Sem sentido
Tem tempo que por mais que a gente insista em tentar fazer as coisas da maneira aparentemente melhor, mais saúdavel, tudo começa a não fazer mais sentido; nem a chuva, nem as águas, são capazes de levar pra longe o mar de angústias, de vazios, de desamores, de desafetos, de solidão que a cada instante se solidifica cicatrizando imagens que não agrada aos olhos, aos olfatos, aos gostos. O sabor amargo de uma taça jamais tocada, vivênciada, de um vinho tinto velho de muito anos, de muito tempos, de outros tempos. Uma foto antiga borrada com tinta escura desconstrói a história que não teve inicio, meio e que sobrevive de finais. Finais de festas, de feiras, de filmes, de contos, de livros, de viagens, de amores nunca vivido.
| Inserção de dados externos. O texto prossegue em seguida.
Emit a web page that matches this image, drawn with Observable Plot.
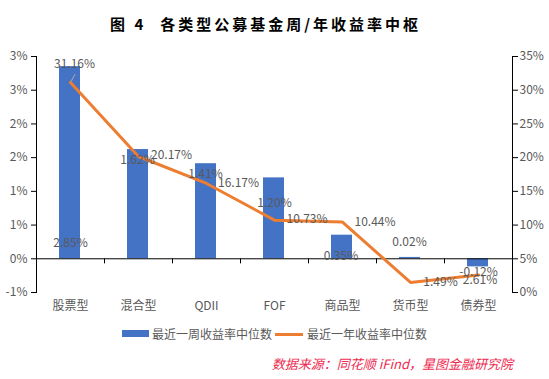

Não resta da sopa quente nem o gostinho do abraço apertado nem do beijo no canto do rosto. Felizes não são os finais, e os começos nem sempre iniciam histórias que se escrevem nas areias do tempo, do pensamento, de um sopro. Pessoas enfileiradas se espremem sufocadas dentro de uma boca fechada guardada numa caixinha, dentro de uma gaveta trancada num criado mudo velho, ao lado da cama.
Lá fora ouve-se os gritos de gente, de uma terra nunca habitada, de palavras estranhas e perdidas. Amontoados os sentimentos tentam se organizar num frenesi discreto. Certeza tem a lua, que teima em se colocar atrevidamente, de tempo em tempo, mesmo com toda sua inconstância.